19 thoughts on - Remote Backup

  • If you want pseudo-snapshots (not real point-in-time snapshots) you can use rsnapshot or BackupPC, both of which use rsync under the hood. You get the advantages of rsync along with having an archive of previous backups.

    –keith

  • Il 07/06/2016 21:35, Keith Keller ha scritto:
    Thank you for your reply and sorry for late.

    My needs is only get a copy of large dataset a make sure that it is not broken after transfer. After transfer, this data will be stored on local backup server where there is bacula installation.

    For file transfer, to save time and bandwidth I will use rsync but I
    don’t know how to check if those file will be corrupted.

    How I can perform this check?
    I can make an md5 for each file but for a great number of file this can be a problem.

    Thanks in advance.

  • Will this be very slow if Alessandro has a large number of files? OTOH
    if he really needs to ensure integrity there likely isn’t a better option.

    –keith

  • where Rsync falls down, is if you need a point in time snapshot… Rsync processes one file at a time, so if the files are being updated while its running, the differnet files will be copied at different times.
    This is usually fine for static archives of files and such, but unsuitable for a database server where random updates are being made of various files and they all have to be consistent.
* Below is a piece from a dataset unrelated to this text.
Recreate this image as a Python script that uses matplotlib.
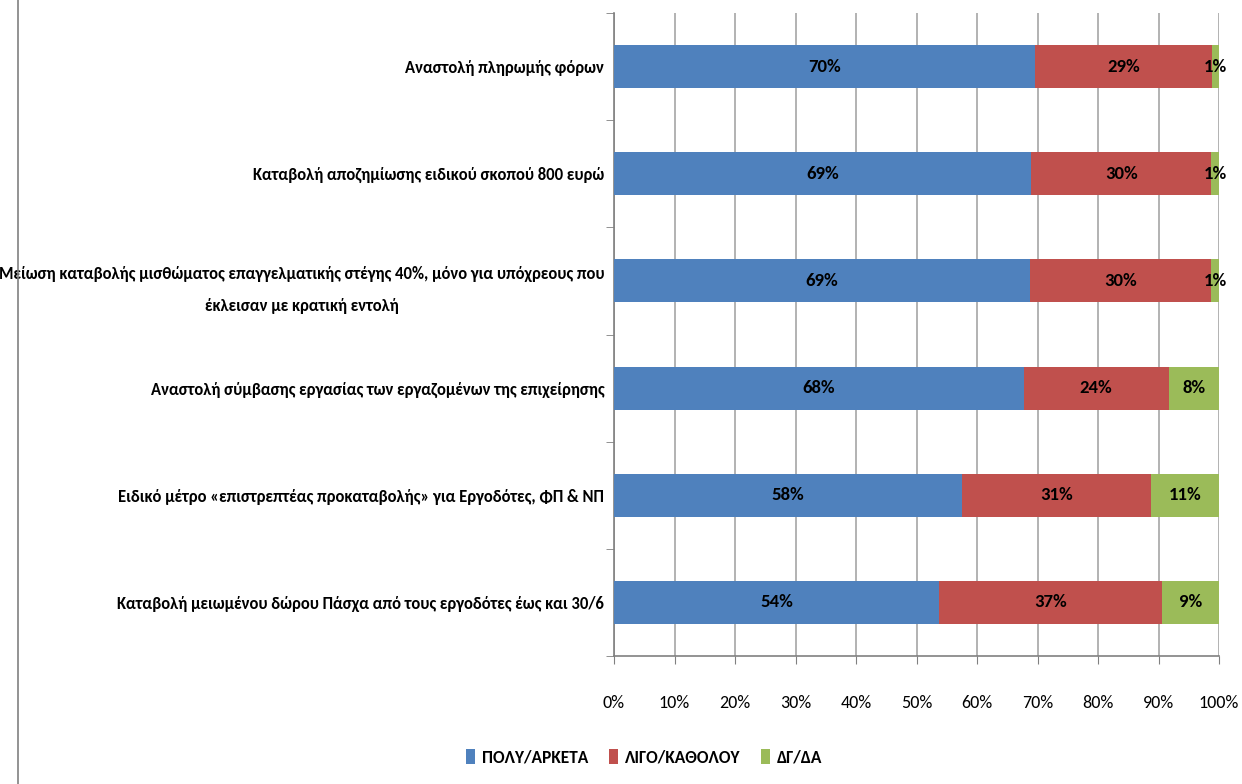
import matplotlib
matplotlib.use("Agg")
import matplotlib.pyplot as plt
import numpy as np
from matplotlib import font_manager

names = {f.name for f in font_manager.fontManager.ttflist}
FAM = [n for n in ["Carlito", "Liberation Sans", "DejaVu Sans"] if n in names]
plt.rcParams['font.family'] = FAM

categories = [
    "Αναστολή πληρωμής φόρων",
    "Καταβολή αποζημίωσης ειδικού σκοπού 800 ευρώ",
    "Μείωση καταβολής μισθώματος επαγγελματικής στέγης 40%, μόνο για υπόχρεους που\nέκλεισαν με κρατική εντολή",
    "Αναστολή σύμβασης εργασίας των εργαζομένων της επιχείρησης",
    "Ειδικό μέτρο «επιστρεπτέας προκαταβολής» για Εργοδότες, ΦΠ & ΝΠ",
    "Καταβολή μειωμένου δώρου Πάσχα από τους εργοδότες έως και 30/6",
]
poly = [69.6, 69.0, 68.8, 67.7, 57.6, 53.8]
ligo = [29.2, 29.7, 29.9, 24.0, 31.2, 36.8]
dgda = [1.2, 1.3, 1.3, 8.3, 11.2, 9.4]
series_names = ["ΠΟΛΥ/ΑΡΚΕΤΑ", "ΛΙΓΟ/ΚΑΘΟΛΟΥ", "ΔΓ/ΔΑ"]
colors = ["#4F81BD", "#C0504D", "#9BBB59"]
xticks = [0, 10, 20, 30, 40, 50, 60, 70, 80, 90, 100]

fig = plt.figure(figsize=(12.42, 7.84), dpi=100)
ax = fig.add_axes([614/1242, 1-656/784, (1219-614)/1242, (656-13)/784])

n = len(categories)
y = np.arange(n)
left = np.zeros(n)
for vals, name, col in zip([poly, ligo, dgda], series_names, colors):
    vals = np.array(vals)
    ax.barh(y, vals, left=left, height=0.4, color=col, label=name, zorder=3)
    for yi, l, v in zip(y, left, vals):
        ax.text(l + v/2, yi, f"{v:.0f}%", ha='center', va='center',
                fontsize=13.5, fontweight='bold', color='black', zorder=4)
    left = left + vals

ax.set_xlim(0, 100)
ax.set_ylim(n - 0.5, -0.5)
ax.set_xticks(xticks)
ax.set_xticklabels([f"{t}%" for t in xticks], fontsize=13)
ax.set_yticks(y)
ax.set_yticklabels(categories, fontsize=12, fontweight='bold', multialignment='center',
                   linespacing=2.2)
ax.set_yticks(np.arange(n + 1) - 0.5, minor=True)
ax.tick_params(axis='y', which='major', length=0, pad=7)
ax.tick_params(axis='y', which='minor', length=6, color='#808080')
ax.tick_params(axis='x', length=6, color='#808080', pad=22)
ax.grid(axis='x', color='#A6A6A6', linewidth=1.2, zorder=0)
for s in ['top', 'right']:
    ax.spines[s].set_visible(False)
for s in ['left', 'bottom']:
    ax.spines[s].set_color('#808080')
    ax.spines[s].set_linewidth(1.2)

fig.legend(loc='center', bbox_to_anchor=(644/1242, 1-757/784), ncol=3, frameon=False,
           prop={'size': 12.5, 'weight': 'bold'}, handlelength=0.5, handleheight=1.0,
           columnspacing=1.2, handletextpad=0.4)

fig.add_artist(plt.Line2D([18/1242, 18/1242], [0, 1], color='#808080', linewidth=1.2, zorder=10))

fig.savefig("out.png", dpi=100)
  • When databases are concerned, I would never rely on a snapshot of their storage files. Either stop relevant daemon(s), then do fs snapshot, or better though do dbdump and restore databases from dump when you need to restore it. Also: databases usually have “hold transactions” flag or similar, post this flag before making dump, and remove flag after dump has been done. This last will ensure consistent state of everything in your dump. I usually use combination: I do dbdump, and back up these dump files on regular backup schedule (and exclude db files from backup).

    I hope, this helps.

    Valeri

    ++++++++++++++++++++++++++++++++++++++++
    Valeri Galtsev Sr System Administrator Department of Astronomy and Astrophysics Kavli Institute for Cosmological Physics University of Chicago Phone: 773-702-4247
    ++++++++++++++++++++++++++++++++++++++++

  • for PostgreSQL, you can use rsync style copies of the file system if you bracket the rsync in pg_start_backup(); and pg_stop_backup() calls.
    dumps (pg_dump) are fine for smaller databases, but become really unwieldy for very large ones, and a straight database file system copy like rsync is required to initialize a streaming replication slave
    (although this can be done with the pg_basebackup command line util, there’s times when doing it manually is appropriate).
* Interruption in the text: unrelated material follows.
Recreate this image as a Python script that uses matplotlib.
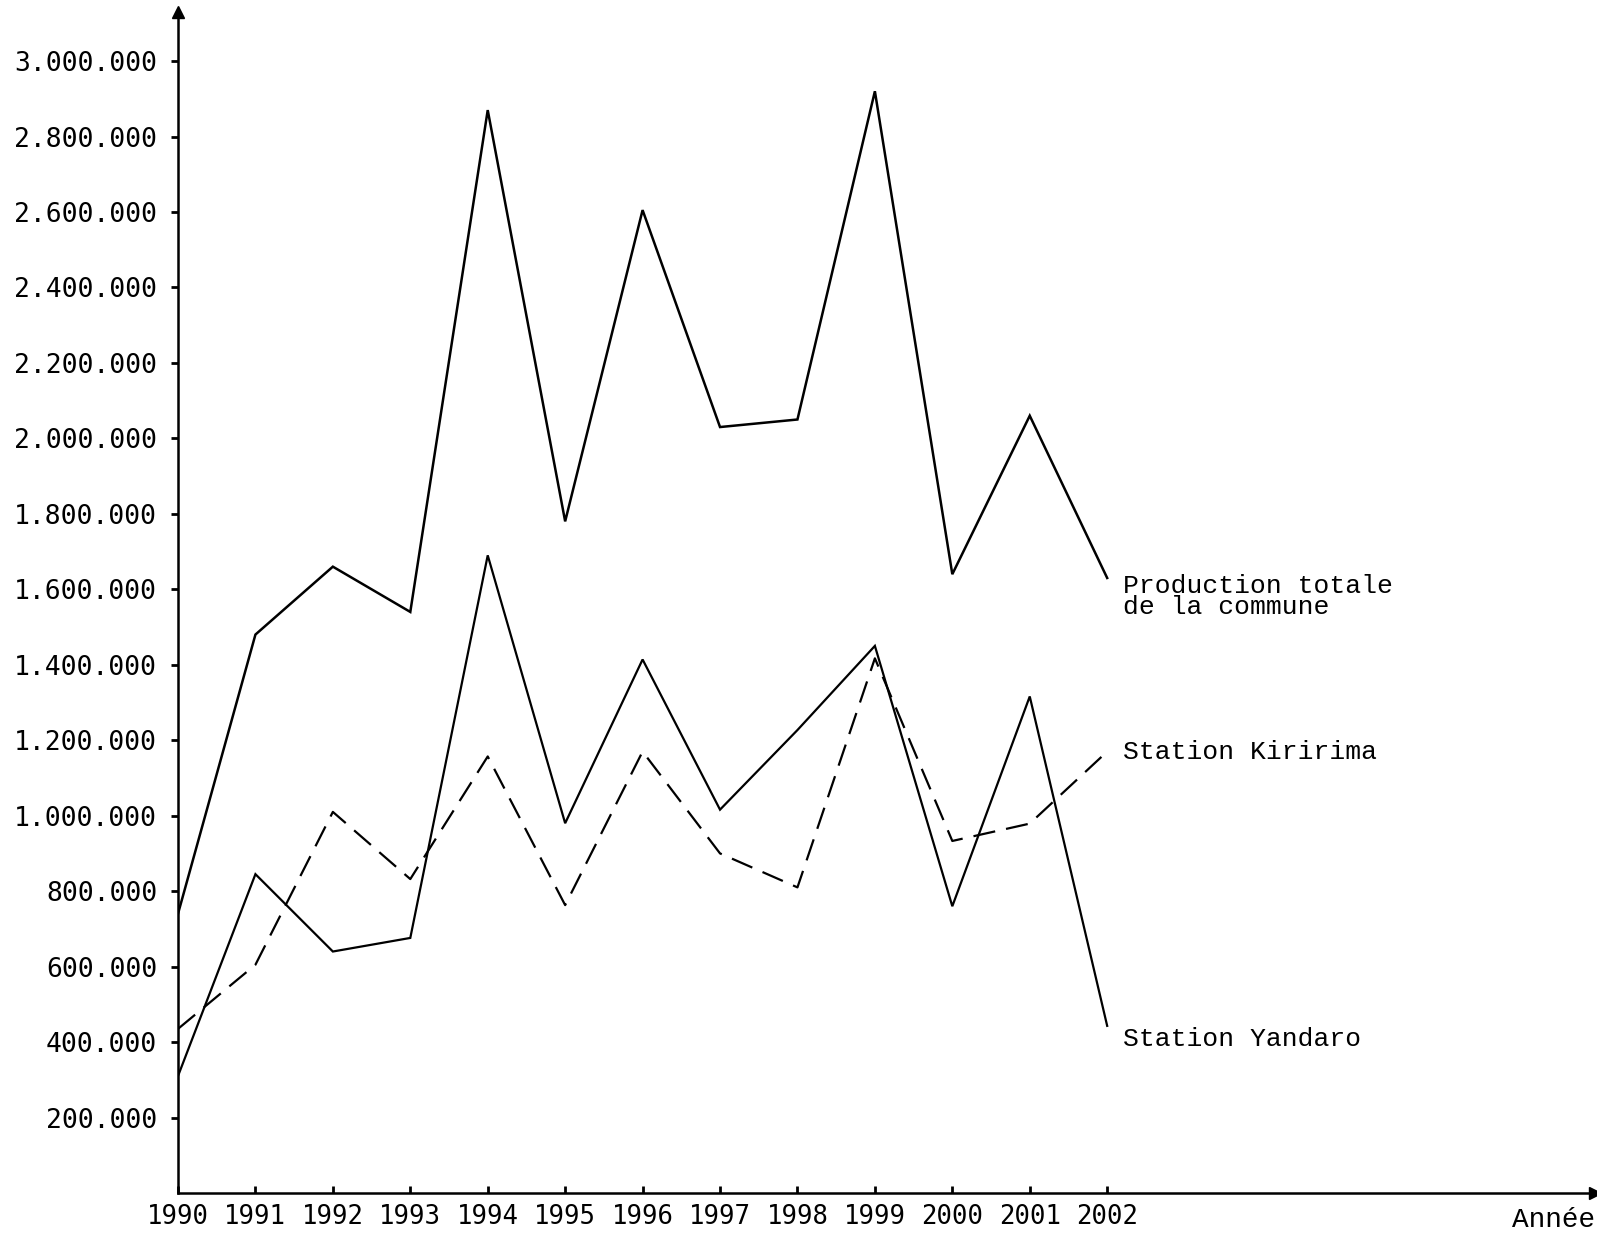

    filesystem level snapshots such as provided by ZFS are also very workable for such databases, as they are point-in-time views of the filesystem. even if transactions are in process when the snapshot is made, if its later restored and the database server is restarted, the results are exactly the same as if the reset button had been pulled at that instant, postgres does a transaction recovery/cleanup, and resumes normal operation, with any committed transactions intact, and any transactions that were in progress rolled back.

  • This.

    If your DBMS does not recover a filesystem-level snapshot, you should stop using that DBMS because it will fail you under other real-world error scenarios, too.

    This is not specific to ZFS. The same can be said for UFS2, btrfs, NTFS, ReFS…
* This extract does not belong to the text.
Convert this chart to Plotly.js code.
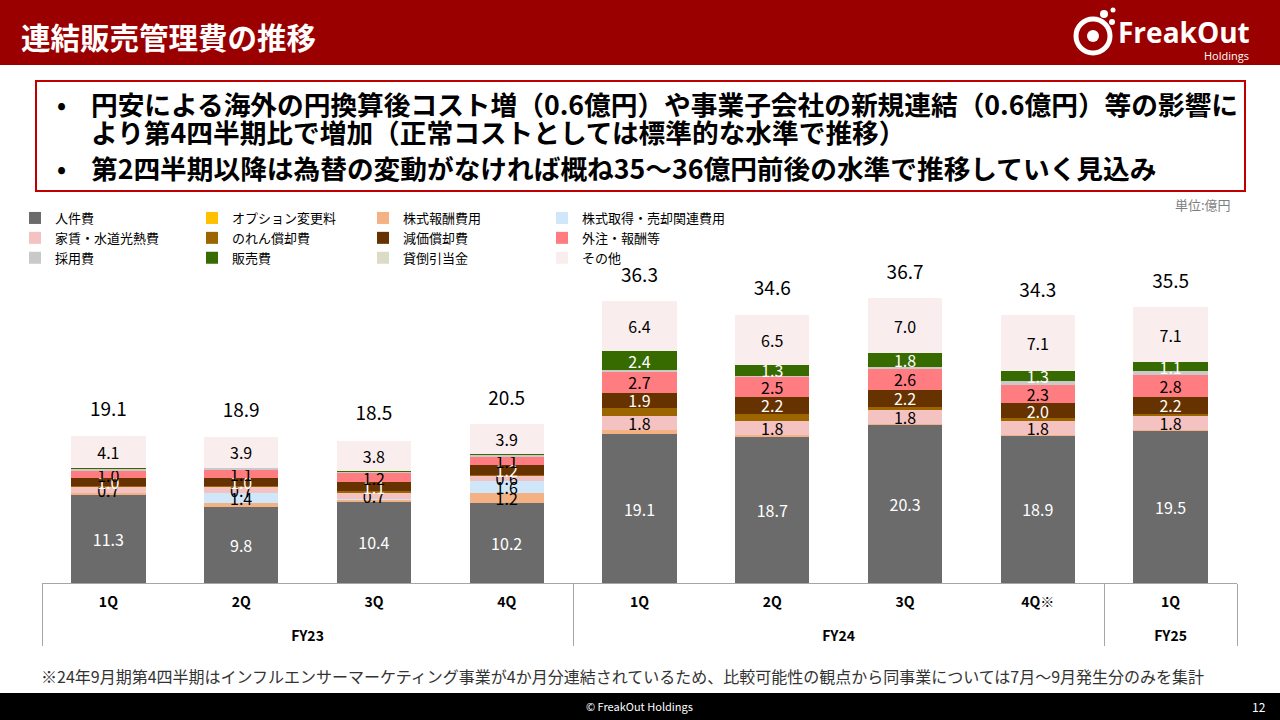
<!DOCTYPE html>
<html><head><meta charset="utf-8">
<script src="https://cdn.plot.ly/plotly-3.0.1.min.js"></script>
<style>html,body{margin:0;padding:0;background:#fff;}#chart{width:1280px;height:720px;}</style>
</head><body><div id="chart"></div>
<script>
// ---- data ----
const fiscalYears = ['FY23','FY23','FY23','FY23','FY24','FY24','FY24','FY24','FY25'];
const quarters = ['1Q','2Q','3Q','4Q','1Q','2Q','3Q','4Q※','1Q'];
const totals = [19.1,18.9,18.5,20.5,36.3,34.6,36.7,34.3,35.5];

const seriesNames = ['人件費','オプション変更料','株式報酬費用','株式取得・売却関連費用',
  '家賃・水道光熱費','のれん償却費','減価償却費','外注・報酬等',
  '採用費','販売費','貸倒引当金','その他'];

const personnel       = [11.3, 9.8,10.4,10.2,19.1,18.7,20.3,18.9,19.5];
const optionChange    = [0.0, 0.0, 0.0, 0.1, 0.0, 0.0, 0.0, 0.0, 0.0];
const stockComp       = [0.3, 0.4, 0.3, 1.2, 0.5, 0.3, 0.1, 0.1, 0.1];
const acquisitionCost = [0.0, 1.4, 0.1, 1.6, 0.0, 0.0, 0.0, 0.0, 0.0];
const rentUtilities   = [0.7, 0.7, 0.7, 0.6, 1.8, 1.8, 1.8, 1.8, 1.8];
const goodwill        = [0.1, 0.1, 0.3, 0.2, 1.1, 0.9, 0.4, 0.3, 0.3];
const depreciation    = [1.0, 1.0, 1.1, 1.2, 1.9, 2.2, 2.2, 2.0, 2.2];
const outsourcing     = [1.0, 1.1, 1.2, 1.1, 2.7, 2.5, 2.6, 2.3, 2.8];
const recruiting      = [0.2, 0.2, 0.1, 0.2, 0.2, 0.2, 0.3, 0.5, 0.5];
const salesCost       = [0.1, 0.1, 0.2, 0.1, 2.4, 1.3, 1.8, 1.3, 1.1];
const badDebt         = [0.0, 0.0, 0.0, 0.0, 0.0, 0.0, 0.0, 0.0, 0.0];
const otherCost       = [4.1, 3.9, 3.8, 3.9, 6.4, 6.5, 7.0, 7.1, 7.1];

const seriesValues = [personnel, optionChange, stockComp, acquisitionCost,
  rentUtilities, goodwill, depreciation, outsourcing,
  recruiting, salesCost, badDebt, otherCost];

// ---- styles ----
const colors = ['#6b6b6b','#ffc000','#f4b183','#cfe7f8',
  '#f5c2c2','#9c6500','#663300','#ff7c80',
  '#c9c9c9','#376b00','#dcdcc6','#faeded'];
const labelShown = [true,false,true,true,true,false,true,true,false,true,false,true];
const labelColor = ['#ffffff','#000','#000','#000','#000','#000','#ffffff','#000','#000','#ffffff','#000','#000'];
// legend laid out as 4 columns (one vertical legend per column)
const legendIds = ['legend','legend2','legend3','legend4'];
const legendLeft = [15, 192, 363, 542];

const FONT = '"Noto Sans CJK JP", "Noto Sans", sans-serif';
// second tick row is pushed down by a blank trailing line on the quarter labels
const xCats = [fiscalYears, quarters.map(q => q + '<br>&nbsp;')];

const traces = seriesValues.map((vals, i) => ({
  type: 'bar',
  name: seriesNames[i],
  x: xCats,
  y: vals,
  marker: {color: colors[i], line: {width: 0}},
  text: vals.map(v => (labelShown[i] && v >= 0.6) ? v.toFixed(1) : ''),
  textposition: 'inside',
  insidetextanchor: 'middle',
  textangle: 0,
  constraintext: 'none',
  textfont: {family: FONT, size: 16, color: labelColor[i]},
  hoverinfo: 'skip',
  legend: legendIds[i % 4]
}));

traces.push({
  type: 'scatter',
  mode: 'markers+text',
  x: xCats,
  y: totals,
  text: totals.map(v => v.toFixed(1)),
  textposition: 'top center',
  textfont: {family: FONT, size: 19, color: '#000'},
  marker: {size: 20, opacity: 0},
  cliponaxis: false,
  showlegend: false,
  hoverinfo: 'skip'
});

// pixel helpers (plot area: x 42..1237, y 276..583)
const PL = 42, PR = 1237, PT = 276, PB = 583;
const YMAX = (PB - PT) / 7.8;   // keeps 7.8 px per 億円
const px = x => (x - PL) / (PR - PL);
const py = y => (PB - y) / (PB - PT);

function ann(text, x, y, opts) {
  return Object.assign({text, x: px(x), y: py(y), xref: 'paper', yref: 'paper',
    showarrow: false, xanchor: 'left', yanchor: 'middle',
    font: {family: FONT, size: 14, color: '#000'}}, opts || {});
}

const annotations = [
  ann('連結販売管理費の推移', 19, 36, {font: {family: FONT, size: 29.5, color: '#fff', weight: 'bold'}}),
  ann('FreakOut', 1116, 32, {font: {family: '"Open Sans", sans-serif', size: 28, color: '#fff', weight: 'bold'}}),
  ann('Holdings', 1251, 56, {xanchor: 'right', font: {family: '"Open Sans", sans-serif', size: 11, color: '#fff'}}),
  ann('•', 55, 103, {font: {family: FONT, size: 24, color: '#000', weight: 'bold'}}),
  ann('円安による海外の円換算後コスト増（0.6億円）や事業子会社の新規連結（0.6億円）等の影響に', 89, 103, {font: {family: FONT, size: 26.7, color: '#000', weight: 'bold'}}),
  ann('より第4四半期比で増加（正常コストとしては標準的な水準で推移）', 89, 131, {font: {family: FONT, size: 26.7, color: '#000', weight: 'bold'}}),
  ann('•', 55, 167, {font: {family: FONT, size: 24, color: '#000', weight: 'bold'}}),
  ann('第2四半期以降は為替の変動がなければ概ね35～36億円前後の水準で推移していく見込み', 89, 167, {font: {family: FONT, size: 26.7, color: '#000', weight: 'bold'}}),
  ann('単位:億円', 1233, 205, {xanchor: 'right', font: {family: FONT, size: 13, color: '#7f7f7f'}}),
  ann('※24年9月期第4四半期はインフルエンサーマーケティング事業が4か月分連結されているため、比較可能性の観点から同事業については7月～9月発生分のみを集計', 39, 676, {font: {family: FONT, size: 16, color: '#333'}}),
  ann('© FreakOut Holdings', 640, 706, {xanchor: 'center', font: {family: FONT, size: 11, color: '#fff'}}),
  ann('12', 1268, 706, {xanchor: 'right', font: {family: FONT, size: 12, color: '#fff'}})
];

function rect(x0, y0, x1, y1, o) {
  return Object.assign({type: 'rect', xref: 'paper', yref: 'paper',
    x0: px(x0), x1: px(x1), y0: py(y1), y1: py(y0), layer: 'below'}, o);
}
function circ(cx, cy, r, o) {
  return Object.assign({type: 'circle', xref: 'paper', yref: 'paper',
    x0: px(cx - r), x1: px(cx + r), y0: py(cy + r), y1: py(cy - r)}, o);
}

const shapes = [
  rect(0, 0, 1280, 65, {fillcolor: '#9b0000', line: {width: 0}}),
  rect(36, 81, 1245, 191, {fillcolor: 'rgba(0,0,0,0)', line: {color: '#c00000', width: 2}}),
  rect(0, 693, 1280, 720, {fillcolor: '#000', line: {width: 0}}),
  // logo mark
  circ(1093, 36, 17, {fillcolor: 'rgba(0,0,0,0)', line: {color: '#fff', width: 5}}),
  circ(1093, 36, 6, {fillcolor: '#fff', line: {width: 0}}),
  circ(1104, 14, 4, {fillcolor: '#fff', line: {width: 0}}),
  circ(1112, 22, 3, {fillcolor: '#fff', line: {width: 0}}),
  circ(1113, 10, 2.5, {fillcolor: '#fff', line: {width: 0}})
];

// x in plot-area (paper) fraction, y in container fraction -> no horizontal margin push
function legendAt(left) {
  return {
    orientation: 'v', xref: 'paper', yref: 'container',
    xanchor: 'left', yanchor: 'top', x: px(left), y: 1 - 203 / 720,
    traceorder: 'normal', tracegroupgap: 0,
    bgcolor: 'rgba(0,0,0,0)', itemclick: false,
    font: {family: FONT, size: 13, color: '#000'}
  };
}

const layout = {
  width: 1280, height: 720,
  margin: {l: PL, r: 1280 - PR, t: PT, b: 720 - PB, pad: 0},
  paper_bgcolor: '#fff', plot_bgcolor: '#fff',
  barmode: 'stack', bargap: 0.44,
  showlegend: true,
  legend: legendAt(legendLeft[0]),
  legend2: legendAt(legendLeft[1]),
  legend3: legendAt(legendLeft[2]),
  legend4: legendAt(legendLeft[3]),
  xaxis: {
    type: 'multicategory', range: [-0.5, 8.5],
    showdividers: true, dividercolor: '#a6a6a6', dividerwidth: 1,
    showline: true, linecolor: '#a6a6a6', linewidth: 1, ticks: '', showgrid: false,
    ticklabelstandoff: 6,
    tickfont: {family: FONT, size: 14, color: '#000', weight: 'bold'}
  },
  yaxis: {range: [0, YMAX], visible: false, showgrid: false, zeroline: false},
  annotations, shapes,
  font: {family: FONT}
};

Plotly.newPlot('chart', traces, layout, {displayModeBar: false, staticPlot: true});
</script>
</body></html>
    (The latter two via Volume Shadow Copy Service, a feature of Windows often used specifically for its ability to snapshot a running DBMS store.)

  • Yes, but no slower than any other method of checking the files on each side for corruption.

  • Dumping and restoring files can be *really* slow, so “better” is highly subjective.

    Instead, you could quiesce your databases to get a filesystem snapshot.
    I wrote a framework for doing this that is filesystem and application agnostic, which I mentioned in a previous message.

  • Gordon Messmer wrote:

    That’s what “middle of the night maintenance window” is for.

    mark

  • in today’s 24/7 global business world, there is no middle of the night, its midday *somewhere*.

  • Agree. In my case I used it in a meaning of least questionable consistency of database records (and least questionable again from my own point of view of a sysadmin who definitely has restricted knowledge of database server in question internals). I didn’t write it in that level of detail, sorry: usually I’m tempted to write as short and simple as I can – at the expense of accuracy -, just to save effort to whoever is kind enough to read what I wrote ;-)

    Valeri

    ++++++++++++++++++++++++++++++++++++++++
    Valeri Galtsev Sr System Administrator Department of Astronomy and Astrophysics Kavli Institute for Cosmological Physics University of Chicago Phone: 773-702-4247
    ++++++++++++++++++++++++++++++++++++++++

  • John R Pierce wrote:
    You pick the least buy day/time. For example, when I was supporting the City of Chicago 911 system, 16 years ago, they’d let us schedule software upgrades for Mon night, between 02:00 and 06:00. Tuesday, and then Thursday, were second and third choice – that’s when there were the least number of calls. And allow me to venture to suggest that life-or-death calls to a 911 ctr (the calltakers went back to cards during that time)
    wasn’t more important than world-wide business….

    Besides, if it’s that big a business, management *really* needs to spring for a hot spare complete system, to deal with hardware outages, and there should be mirrored d/bs, and *those* could be taken down, copied, and then brought back online and all the transactions that had been done while it was down updated to the backup.

    mark

  • But how many directors and ‘management’ of IT know anything about practical IT or understand the concept of effective, reliable and essential resilience despite claiming to be ‘computer professionals’ ?

  • Is there any chance you could switch to running ZFS or maybe BTRFS? They are ridiculously more efficient at sending reliable, incremental updates to a file system over a low bandwidth link and the load of rsync “at scale” can be enormous.

    In our case, with about half a billion files, doing rsync over a local Gb LAN
    took well over 24 hours – simply doing the discovery stage of rsync was nearly all the overhead due to IOPs limitations.

    Switching our primary backup method to using ZFS and send/receive of incremental snapshots cut the time to backup/replicate to under 30 minutes, with no significant change in server load.

    And don’t let the name “incremental snapshots” fool you – the end result is identical to doing a full backup / copy, with all files being verified as binary perfect as of the moment the snapshot was made.

    Really, if you can do this and you care about your data, you want to do this, even if you don’t know it yet. The learning curve is significant but the results are well worth it.